Sur les frais liés au litige :
10. Aux termes de l'article L. 761-1 du code de justice administrative : " Dans toutes les instances, le juge condamne la partie tenue aux dépens ou, à défaut, la partie perdante, à payer à l'autre partie la somme qu'il détermine, au titre des frais exposés et non compris dans les dépens. Les parties peuvent produire les justificatifs des sommes qu'elles demandent et le juge tient compte de l'équité ou de la situation économique de la partie condamnée.
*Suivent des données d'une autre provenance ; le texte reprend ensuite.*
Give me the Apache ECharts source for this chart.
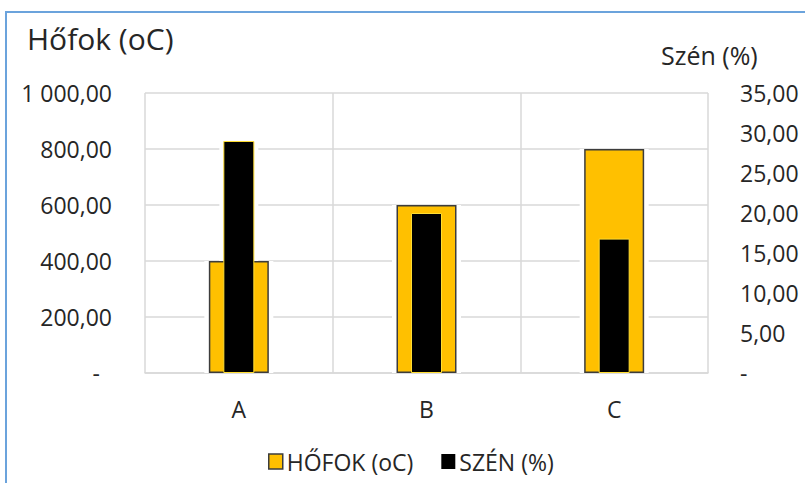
<!DOCTYPE html>
<html>
<head>
<meta charset="utf-8">
<script src="https://cdn.jsdelivr.net/npm/echarts@6/dist/echarts.min.js"></script>
<style>
  html, body { margin: 0; padding: 0; background: #fff; }
  #wrap { position: relative; width: 805px; height: 483px; overflow: hidden; }
  #frame { position: absolute; left: 5px; top: 11px; width: 900px; height: 600px;
           border-left: 2px solid #6ba3dc; border-top: 2px solid #6ba3dc; }
  #chart { position: absolute; left: 0; top: 0; width: 805px; height: 483px; }
</style>
</head>
<body>
<div id="wrap">
  <div id="frame"></div>
  <div id="chart"></div>
</div>
<script>
// Categories and measured values
const categories = ['A', 'B', 'C'];
const hofok = [400, 600, 800];       // temperature, °C (left axis)
const szen = [29, 20, 16.8];         // carbon content, % (right axis)

const leftTicks = { min: 0, max: 1000, interval: 200 };
const rightTicks = { min: 0, max: 35, interval: 5 };

const FONT = 'Open Sans';
const TXT = '#262626';

// Hungarian number style: space thousands separator, comma decimals, "-" for zero
function huNum(v) {
  const s = Math.abs(v).toFixed(2).split('.');
  const intPart = s[0].replace(/\B(?=(\d{3})+(?!\d))/g, ' ');
  return intPart + ',' + s[1];
}

const chart = echarts.init(document.getElementById('chart'), null, { renderer: 'svg' });

const barYellow = '#FFC000';
const barBorder = '#3c3c3c';

// each bar series sits on its own category axis so every bar is centred on its category
const hiddenCat = () => ({ type: 'category', data: categories, boundaryGap: true, show: false });

chart.setOption({
  animation: false,
  backgroundColor: 'transparent',
  textStyle: { fontFamily: FONT, color: TXT },
  title: [
    { text: 'Hőfok (oC)', left: 27, top: 23, padding: 0,
      textStyle: { fontFamily: FONT, fontSize: 30, fontWeight: 'normal', color: TXT } },
    { text: 'Szén (%)', left: 661, top: 42, padding: 0,
      textStyle: { fontFamily: FONT, fontSize: 25, fontWeight: 'normal', color: TXT } }
  ],
  legend: {
    left: 263, top: 445,
    itemWidth: 14, itemHeight: 15, itemGap: 28,
    textStyle: { fontFamily: FONT, fontSize: 23, color: TXT, padding: [0, 0, 0, -1] },
    selectedMode: false,
    data: [
      { name: 'HŐFOK (oC)', icon: 'rect', itemStyle: { color: barYellow, borderColor: barBorder, borderWidth: 1.5 } },
      { name: 'SZÉN (%)', icon: 'rect', itemStyle: { color: '#000', borderWidth: 0 } }
    ]
  },
  grid: { left: 145, right: 97, top: 93, bottom: 110, containLabel: false },
  xAxis: [
    {
      type: 'category', data: categories, boundaryGap: true,
      axisLine: { show: true, lineStyle: { color: '#d9d9d9', width: 1.5 } },
      axisTick: { show: false },
      splitLine: { show: true, lineStyle: { color: '#d9d9d9', width: 1.5 } },
      axisLabel: { fontFamily: FONT, fontSize: 23, color: TXT, margin: 24 }
    },
    hiddenCat(),
    hiddenCat(),
    hiddenCat()
  ],
  yAxis: [
    {
      type: 'value', min: leftTicks.min, max: leftTicks.max, interval: leftTicks.interval,
      position: 'left',
      axisLine: { show: false }, axisTick: { show: false },
      splitLine: { show: true, lineStyle: { color: '#d9d9d9', width: 1.5 } },
      axisLabel: {
        fontFamily: FONT, fontSize: 23, color: TXT, margin: 33, align: 'right',
        formatter: v => v === 0 ? '{z|-}' : huNum(v),
        rich: { z: { fontFamily: FONT, fontSize: 23, color: TXT, padding: [0, 12, 0, 0] } }
      }
    },
    {
      type: 'value', min: rightTicks.min, max: rightTicks.max, interval: rightTicks.interval,
      position: 'right',
      axisLine: { show: false }, axisTick: { show: false },
      splitLine: { show: false },
      axisLabel: {
        fontFamily: FONT, fontSize: 23, color: TXT, margin: 32, align: 'left',
        formatter: v => v === 0 ? '-' : huNum(v)
      }
    }
  ],
  series: [
    // white halos that break the gridlines around each bar
    { name: 'halo1', type: 'bar', xAxisIndex: 2, yAxisIndex: 0, data: hofok,
      barWidth: 69, itemStyle: { color: '#fff' }, silent: true, z: 2 },
    { name: 'halo2', type: 'bar', xAxisIndex: 3, yAxisIndex: 1, data: szen,
      barWidth: 39, itemStyle: { color: '#fff' }, silent: true, z: 2 },
    { name: 'HŐFOK (oC)', type: 'bar', xAxisIndex: 0, yAxisIndex: 0, data: hofok,
      barWidth: 60, z: 3,
      itemStyle: { color: barYellow, borderColor: barBorder, borderWidth: 1.5 },
      emphasis: { disabled: true } },
    { name: 'SZÉN (%)', type: 'bar', xAxisIndex: 1, yAxisIndex: 1, data: szen,
      barWidth: 31, z: 4,
      itemStyle: { color: '#000', borderColor: '#ffdd33', borderWidth: 1 },
      emphasis: { disabled: true } }
  ]
});
</script>
</body>
</html>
Il peut, même d'office, pour des raisons tirées des mêmes considérations, dire qu'il n'y a pas lieu à cette condamnation. "
11. Les dispositions de l'article L. 761-1 du code de justice administrative font obstacle à ce que la somme demandée par la commune de Tassin-la-Demi-Lune soit mise à la charge de M. B..., qui n'est pas la partie perdante dans la présente instance.
12. Il y a lieu en revanche de mettre à la charge de la commune de Tassin-la-Demi-Lune une somme de 2 000 euros à verser à M. B... sur le fondement de ces dispositions.
D É C I D E :
Article 1er : La requête de la commune de Tassin-la-Demi-Lune est rejetée.
Article 2 : La commune de Tassin-la-Demi-Lune versera à M. B... une somme de 2 000 (deux mille) euros au titre de l'article L. 761-1 du code de justice administrative.
Article 3 : Le présent arrêt sera notifié à la commune de Tassin-la-Demi-Lune et à M. A... B....
Délibéré après l'audience du 18 mars 2025 à laquelle siégeaient :
Mme Anne-Gaëlle Mauclair, présidente de la formation de jugement,
Mme Claire Burnichon, première conseillère,
Mme Gabrielle Maubon, première conseillère.
Rendu public par mise à disposition au greffe le 8 avril 2025.
La rapporteure,
G. MaubonLa présidente,
A.-G. Mauclair
La greffière,
F. Prouteau
La République mande et ordonne à la préfète du Rhône en ce qui la concerne ou à tous commissaires de justice à ce requis en ce qui concerne les voies de droit commun contre les parties privées, de pourvoir à l'exécution de la présente décision.